Thierry Gaubert (2), déjà inquiété dans l’affaire Karachi et qui est proche de Takkieddine, a également reçu 440 000 de ce dernier sur un compte au Bahamas, prétendument pour une histoire de prêt d’ordre privé. Et comme Gaubert est également proche de Sarkozy…
Un « pacte de corruption » non identifié
L’accusation a également évoqué le versement d’une somme globale d’environ 35 000 euros en liquide (un montant reconnu comme faible, dans le cadre de cette affaire, par les magistrats instructeurs) à des collaborateurs et militants remerciés pour leurs efforts durant la campagne électorale, la défense justifiant l’origine de ces espèces par des versements de donateurs préférant utiliser ce mode de financement. Le tribunal reconnaît finalement l’impossibilité d’établir avec certitude que cette somme proviennent des fonds libyens ayant abouti ou transité sur le compte de Takkieddine.

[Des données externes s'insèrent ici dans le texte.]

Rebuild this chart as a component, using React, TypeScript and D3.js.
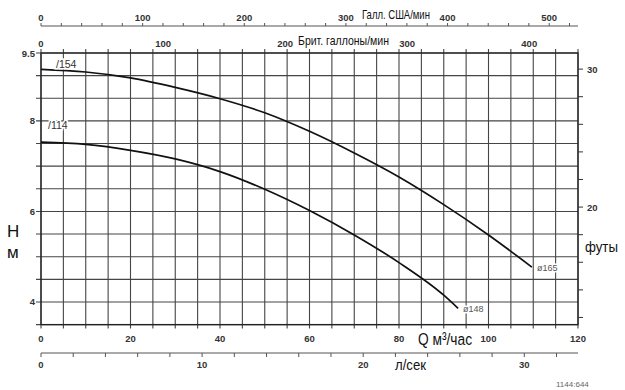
import React, { useLayoutEffect, useRef, useState } from "react";
import * as d3 from "d3";

// Flow (m³/h) sample points and heads (m)
const q165 = [0, 10, 20, 30, 40, 50, 60, 70, 80, 90, 100, 109.7];
const h165 = [9.14, 9.08, 8.95, 8.74, 8.49, 8.18, 7.77, 7.29, 6.76, 6.15, 5.48, 4.77];
const q148 = [0, 10, 20, 30, 40, 50, 60, 70, 80, 90, 93.2];
const h148 = [7.53, 7.48, 7.35, 7.16, 6.88, 6.49, 6.02, 5.48, 4.87, 4.15, 3.86];

const qTickLabels = [0, 20, 40, 60, 80, 100, 120];
const hTickLabels = [9.5, 8, 6, 4];
const ftTickLabels = [20, 30];
const usGpmLabels = [0, 100, 200, 300, 400, 500];
const ukGpmLabels = [0, 100, 200, 300, 400];
const lsLabels = [0, 10, 20, 30];

const US_PER_M3H = 4.40287;
const UK_PER_M3H = 3.66615;
const M_PER_FT = 0.3048;

const W = 625, H = 390;
const L = 41, R = 578, T = 53, B = 324.6;

function FitText({ x, y, width, size, children }: { x: number; y: number; width: number; size: number; children: React.ReactNode }) {
  const ref = useRef<SVGTextElement>(null);
  const [sx, setSx] = useState(0.8);
  useLayoutEffect(() => {
    if (ref.current) {
      const w = ref.current.getComputedTextLength();
      if (w > 0) setSx(width / w);
    }
  }, [width, size]);
  return (
    <g transform={`translate(${x},${y}) scale(${sx},1)`}>
      <text ref={ref} x={0} y={0} fontSize={size} fontFamily="Liberation Sans, Arial, sans-serif" fill="#111">{children}</text>
    </g>
  );
}

export default function App() {
  const x = d3.scaleLinear().domain([0, 120]).range([L, R]);
  const y = d3.scaleLinear().domain([3.5, 9.5]).range([B, T]);
  const line = d3.line<[number, number]>().x(d => x(d[0])).y(d => y(d[1])).curve(d3.curveMonotoneX);

  const d165 = line(q165.map((q, i) => [q, h165[i]]) as [number, number][]) || "";
  const d148 = line(q148.map((q, i) => [q, h148[i]]) as [number, number][]) || "";

  const vGrid = d3.range(0, 120.001, 5);
  const hGrid = d3.range(3.5, 9.5001, 0.5);
  const ftTicks = d3.range(12, 30.001, 2);
  const usTicks = d3.range(0, 520.001, 20);
  const lsTicks = d3.range(0, 32.001, 2);

  const tickFont = { fontFamily: "Liberation Sans, Arial, sans-serif", fontSize: 9.5, fontWeight: 700, fill: "#333" } as const;
  const gridColor = "#454545";
  const usY = 26;
  const lsY = 353;

  const last165 = q165.length - 1;
  const last148 = q148.length - 1;

  return (
    <svg width={W} height={H} style={{ position: "absolute", left: 0, top: 0, background: "#fff" }}>
      <rect x={0} y={0} width={W} height={H} fill="#fff" />
      {/* grid */}
      {vGrid.map(v => (
        <line key={"v" + v} x1={x(v)} x2={x(v)} y1={T - 4} y2={B + 4} stroke={gridColor} strokeWidth={1.1} />
      ))}
      {hGrid.map(v => (
        <line key={"h" + v} x1={L - 5} x2={R} y1={y(v)} y2={y(v)} stroke={gridColor} strokeWidth={1.1} />
      ))}
      <rect x={L} y={T} width={R - L} height={B - T} fill="none" stroke="#222" strokeWidth={1.3} />

      {/* left labels */}
      {hTickLabels.map(v => (
        <text key={"hl" + v} x={35} y={y(v) + 3.5} textAnchor="end" {...tickFont}>{v}</text>
      ))}
      {/* right feet axis */}
      {ftTicks.map(f => (
        <line key={"ft" + f} x1={R} x2={R + 5} y1={y(f * M_PER_FT)} y2={y(f * M_PER_FT)} stroke="#333" strokeWidth={1} />
      ))}
      {ftTickLabels.map(f => (
        <text key={"ftl" + f} x={587} y={y(f * M_PER_FT) + 3.5} {...tickFont}>{f}</text>
      ))}

      {/* bottom m3/h labels */}
      {qTickLabels.map(v => (
        <text key={"ql" + v} x={x(v)} y={342} textAnchor="middle" {...tickFont}>{v}</text>
      ))}

      {/* l/s axis */}
      <line x1={L} x2={R} y1={lsY} y2={lsY} stroke="#555" strokeWidth={1} />
      {lsTicks.map(v => (
        <line key={"ls" + v} x1={x(v * 3.6)} x2={x(v * 3.6)} y1={lsY} y2={lsY + 4} stroke="#555" strokeWidth={1} />
      ))}
      {lsLabels.map(v => (
        <text key={"lsl" + v} x={x(v * 3.6)} y={368} textAnchor="middle" {...tickFont}>{v}</text>
      ))}

      {/* US gpm axis */}
      <line x1={L} x2={R} y1={usY} y2={usY} stroke="#555" strokeWidth={1} />
      {usTicks.map(v => (
        <line key={"us" + v} x1={x(v / US_PER_M3H)} x2={x(v / US_PER_M3H)} y1={usY - 3} y2={usY} stroke="#555" strokeWidth={1} />
      ))}
      {usGpmLabels.map(v => (
        <text key={"usl" + v} x={x(v / US_PER_M3H)} y={21} textAnchor="middle" {...tickFont}>{v}</text>
      ))}
      {/* UK gpm labels */}
      {ukGpmLabels.map(v => (
        <text key={"ukl" + v} x={x(v / UK_PER_M3H)} y={47} textAnchor="middle" {...tickFont}>{v}</text>
      ))}

      {/* curves */}
      <path d={d165} fill="none" stroke="#111" strokeWidth={1.7} />
      <path d={d148} fill="none" stroke="#111" strokeWidth={1.7} />

      {/* curve labels */}
      <text x={56} y={68} fontFamily="Liberation Sans, Arial, sans-serif" fontSize={10.5} fill="#333"
        stroke="#fff" strokeWidth={3} paintOrder="stroke">/154</text>
      <text x={48} y={129} fontFamily="Liberation Sans, Arial, sans-serif" fontSize={10.5} fill="#333"
        stroke="#fff" strokeWidth={3} paintOrder="stroke">/114</text>
      <text x={x(q165[last165]) + 5} y={y(h165[last165]) + 3.5} fontFamily="Liberation Sans, Arial, sans-serif" fontSize={9} fill="#555"
        stroke="#fff" strokeWidth={3} paintOrder="stroke">ø165</text>
      <text x={x(q148[last148]) + 5} y={y(h148[last148]) + 3.5} fontFamily="Liberation Sans, Arial, sans-serif" fontSize={9} fill="#555"
        stroke="#fff" strokeWidth={3} paintOrder="stroke">ø148</text>

      {/* axis titles */}
      <FitText x={362} y={19} width={68} size={13}>Галл. США/мин</FitText>
      <FitText x={298} y={45} width={91} size={13}>Брит. галлоны/мин</FitText>
      <FitText x={418} y={345} width={54} size={17}>Q м³/час</FitText>
      <FitText x={395} y={370} width={31} size={15}>л/сек</FitText>
      <FitText x={585} y={252} width={33} size={15}>футы</FitText>
      <text x={7} y={237} fontSize={17} fontFamily="Liberation Sans, Arial, sans-serif" fill="#111">Н</text>
      <text x={7} y={258} fontSize={17} fontFamily="Liberation Sans, Arial, sans-serif" fill="#111">м</text>
      <text x={556} y={387} fontSize={8} fontFamily="Liberation Sans, Arial, sans-serif" fill="#666">1144:644</text>
    </svg>
  );
}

Au total, les juges retiennent les arguments du PNF qui évoque un « pacte de corruption », bien que le Parquet financier reconnaisse expressément « ne pas disposer d’élément permettant d’identifier le circuit financier par lequel les fonds versés (…) auraient été injectés dans la campagne électorale« .
Les juges considèrent pourtant que le délit d’association de malfaiteurs est constitué, Sarkozy ayant laissé agir Guéant, Hortefeux et Takieddine en son nom pour obtenir ou tenter d’obtenir de la part des Libyens des soutiens financiers pour sa campagne de 2007, en échange de « contreparties diplomatiques, économiques et juridiques » (le tribunal a cité à cet égard plusieurs hypothèses liées au contexte de l’époque).
Je ne m’attendais pas à être un jour l’avocat de Sarkozy, mais cinq ans avec mandat de dépôt (à effet différé) avec exécution provisoire, et 100 000 euros, pour un dossier d’accusation aussi faible du point de vue juridique, c’est fort… et surtout inquiétant. Pour tous les justiciables.
Johan Hardoy
(2)Divorcé de Diane Barrière puis d’Hélène Karageorgevitch, princesse de Yougoslavie, Thierry Gaubert est le frère du dentiste Patrick Gaubert, ancien député européen et, de 1999 à 2010, président de la LICRA après avoir entre 1986 et 1988 été chargé de mission au cabinet de Charles Pasqua pour la coordination de la lutte contre le racisme, l’antisémitisme et la xénophobie (création de cellules départementales antiracistes, poursuite contre des médias, dont Présent et Rivarol). NDLR.